## Stated goal
Read through the data and report every line in which the word "that" occurs.

## Entries with chart source code
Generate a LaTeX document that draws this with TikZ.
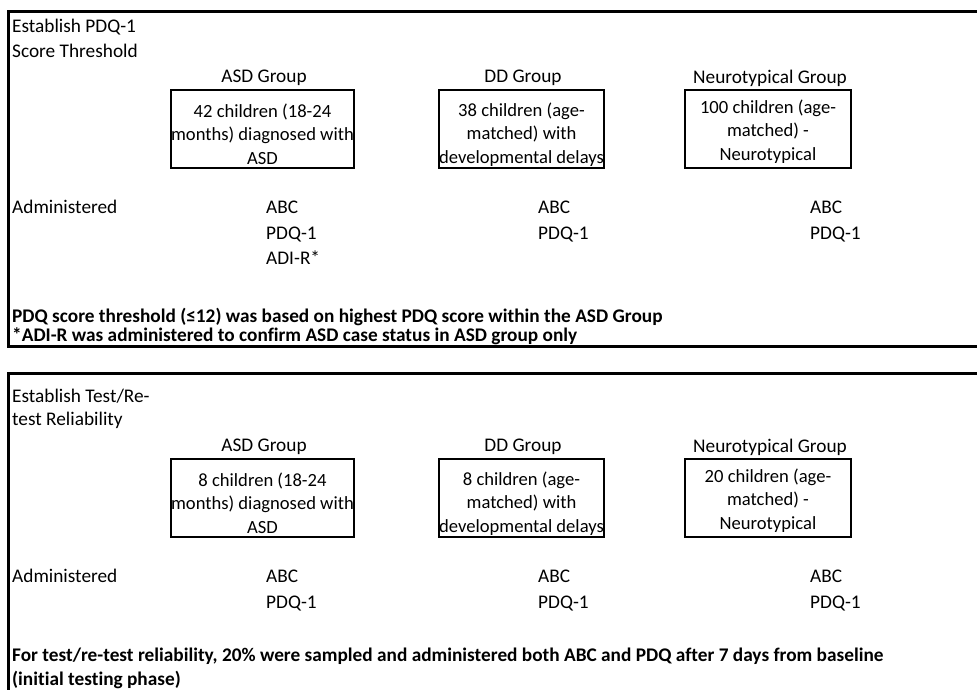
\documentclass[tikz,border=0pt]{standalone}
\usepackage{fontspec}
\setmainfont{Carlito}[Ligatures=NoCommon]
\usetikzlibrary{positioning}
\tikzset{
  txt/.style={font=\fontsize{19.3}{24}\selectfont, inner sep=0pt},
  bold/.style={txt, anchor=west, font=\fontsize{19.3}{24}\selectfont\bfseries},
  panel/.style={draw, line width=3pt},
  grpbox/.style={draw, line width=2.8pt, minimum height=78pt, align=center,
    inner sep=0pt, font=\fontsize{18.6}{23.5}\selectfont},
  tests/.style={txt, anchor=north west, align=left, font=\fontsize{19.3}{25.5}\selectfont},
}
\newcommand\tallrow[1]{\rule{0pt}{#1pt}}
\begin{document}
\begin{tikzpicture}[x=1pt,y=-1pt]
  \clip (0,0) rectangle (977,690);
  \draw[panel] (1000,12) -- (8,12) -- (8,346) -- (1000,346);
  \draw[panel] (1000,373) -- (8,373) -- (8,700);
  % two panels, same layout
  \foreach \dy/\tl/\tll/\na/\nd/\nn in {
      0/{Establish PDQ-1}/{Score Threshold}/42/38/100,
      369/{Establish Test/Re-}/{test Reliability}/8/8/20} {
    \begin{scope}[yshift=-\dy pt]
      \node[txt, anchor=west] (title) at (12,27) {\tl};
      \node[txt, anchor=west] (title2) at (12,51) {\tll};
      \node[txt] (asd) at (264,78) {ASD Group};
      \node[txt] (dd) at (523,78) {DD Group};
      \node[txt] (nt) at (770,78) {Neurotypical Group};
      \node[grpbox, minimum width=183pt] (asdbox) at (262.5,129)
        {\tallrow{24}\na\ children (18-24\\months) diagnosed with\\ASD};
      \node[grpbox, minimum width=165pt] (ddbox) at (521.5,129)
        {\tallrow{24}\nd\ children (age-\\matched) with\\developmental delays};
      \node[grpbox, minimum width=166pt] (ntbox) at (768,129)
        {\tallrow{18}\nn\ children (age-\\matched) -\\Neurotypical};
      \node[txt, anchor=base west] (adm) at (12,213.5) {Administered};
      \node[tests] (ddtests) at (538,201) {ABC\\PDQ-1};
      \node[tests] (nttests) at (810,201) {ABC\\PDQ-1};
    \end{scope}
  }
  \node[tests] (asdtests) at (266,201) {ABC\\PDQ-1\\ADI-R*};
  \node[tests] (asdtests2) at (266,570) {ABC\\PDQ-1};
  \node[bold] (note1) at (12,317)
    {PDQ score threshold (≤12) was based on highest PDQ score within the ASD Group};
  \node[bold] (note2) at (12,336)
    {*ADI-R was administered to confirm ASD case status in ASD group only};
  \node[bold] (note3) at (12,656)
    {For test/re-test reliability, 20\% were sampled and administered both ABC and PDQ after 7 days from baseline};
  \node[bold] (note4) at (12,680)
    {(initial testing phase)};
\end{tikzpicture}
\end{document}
--
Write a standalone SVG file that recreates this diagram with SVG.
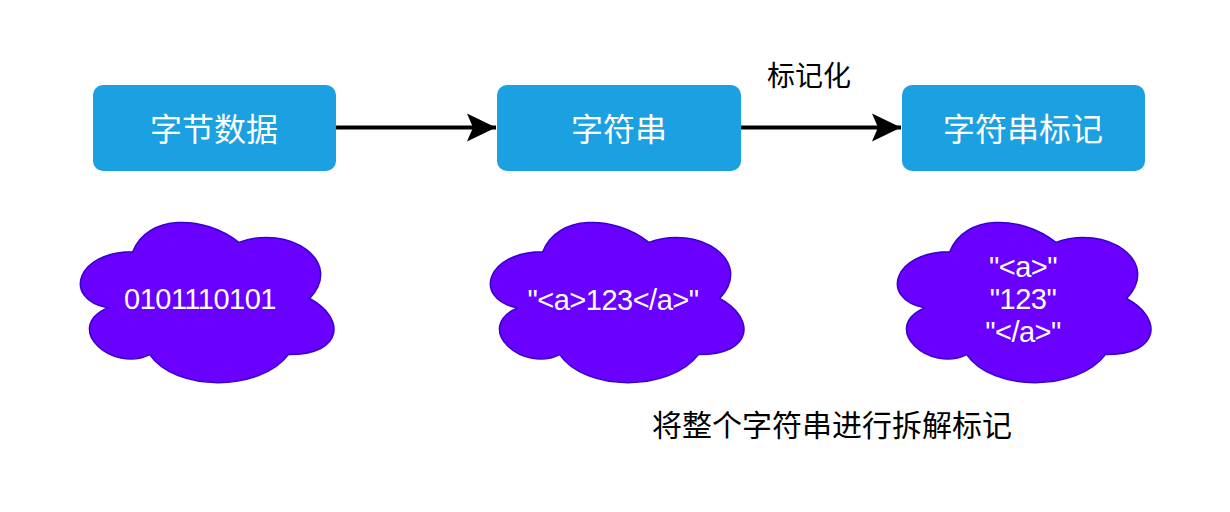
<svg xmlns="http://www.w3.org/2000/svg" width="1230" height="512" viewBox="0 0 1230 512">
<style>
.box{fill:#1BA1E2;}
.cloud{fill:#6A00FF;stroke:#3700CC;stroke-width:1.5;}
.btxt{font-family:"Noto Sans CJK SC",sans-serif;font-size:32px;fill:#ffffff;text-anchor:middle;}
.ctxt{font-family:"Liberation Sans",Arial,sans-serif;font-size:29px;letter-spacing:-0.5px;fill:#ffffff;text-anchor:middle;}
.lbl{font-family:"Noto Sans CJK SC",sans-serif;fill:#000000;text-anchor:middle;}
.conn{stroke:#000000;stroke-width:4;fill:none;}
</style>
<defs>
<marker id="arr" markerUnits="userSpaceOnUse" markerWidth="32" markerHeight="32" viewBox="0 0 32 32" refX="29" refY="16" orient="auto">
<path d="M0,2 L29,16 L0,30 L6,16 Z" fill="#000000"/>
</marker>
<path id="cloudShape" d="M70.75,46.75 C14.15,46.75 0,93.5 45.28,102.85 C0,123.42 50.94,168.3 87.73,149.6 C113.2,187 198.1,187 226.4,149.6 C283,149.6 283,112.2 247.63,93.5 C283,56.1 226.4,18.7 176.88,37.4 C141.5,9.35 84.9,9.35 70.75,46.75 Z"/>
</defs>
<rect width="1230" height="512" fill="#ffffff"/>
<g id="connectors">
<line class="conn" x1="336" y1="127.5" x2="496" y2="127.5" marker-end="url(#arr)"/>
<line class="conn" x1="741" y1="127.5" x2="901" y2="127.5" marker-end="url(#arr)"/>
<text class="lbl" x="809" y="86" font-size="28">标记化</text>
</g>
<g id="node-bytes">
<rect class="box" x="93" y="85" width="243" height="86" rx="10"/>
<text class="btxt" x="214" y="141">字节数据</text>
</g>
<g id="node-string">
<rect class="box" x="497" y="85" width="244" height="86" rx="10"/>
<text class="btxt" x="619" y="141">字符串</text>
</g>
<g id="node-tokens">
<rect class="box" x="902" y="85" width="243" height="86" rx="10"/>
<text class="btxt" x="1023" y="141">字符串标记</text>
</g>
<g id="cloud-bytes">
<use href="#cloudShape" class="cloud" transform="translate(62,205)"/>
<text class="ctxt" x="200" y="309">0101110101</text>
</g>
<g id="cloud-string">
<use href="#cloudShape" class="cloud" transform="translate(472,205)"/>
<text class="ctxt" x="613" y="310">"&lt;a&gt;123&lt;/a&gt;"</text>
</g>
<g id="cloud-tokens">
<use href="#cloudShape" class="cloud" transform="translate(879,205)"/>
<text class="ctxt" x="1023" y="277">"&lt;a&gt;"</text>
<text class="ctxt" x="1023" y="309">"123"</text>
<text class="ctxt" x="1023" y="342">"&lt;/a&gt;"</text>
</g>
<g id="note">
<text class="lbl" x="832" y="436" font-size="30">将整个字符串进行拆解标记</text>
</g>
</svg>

## Solution for this task
Generate a LaTeX document that draws this with TikZ.
Write a standalone SVG file that recreates this diagram with SVG.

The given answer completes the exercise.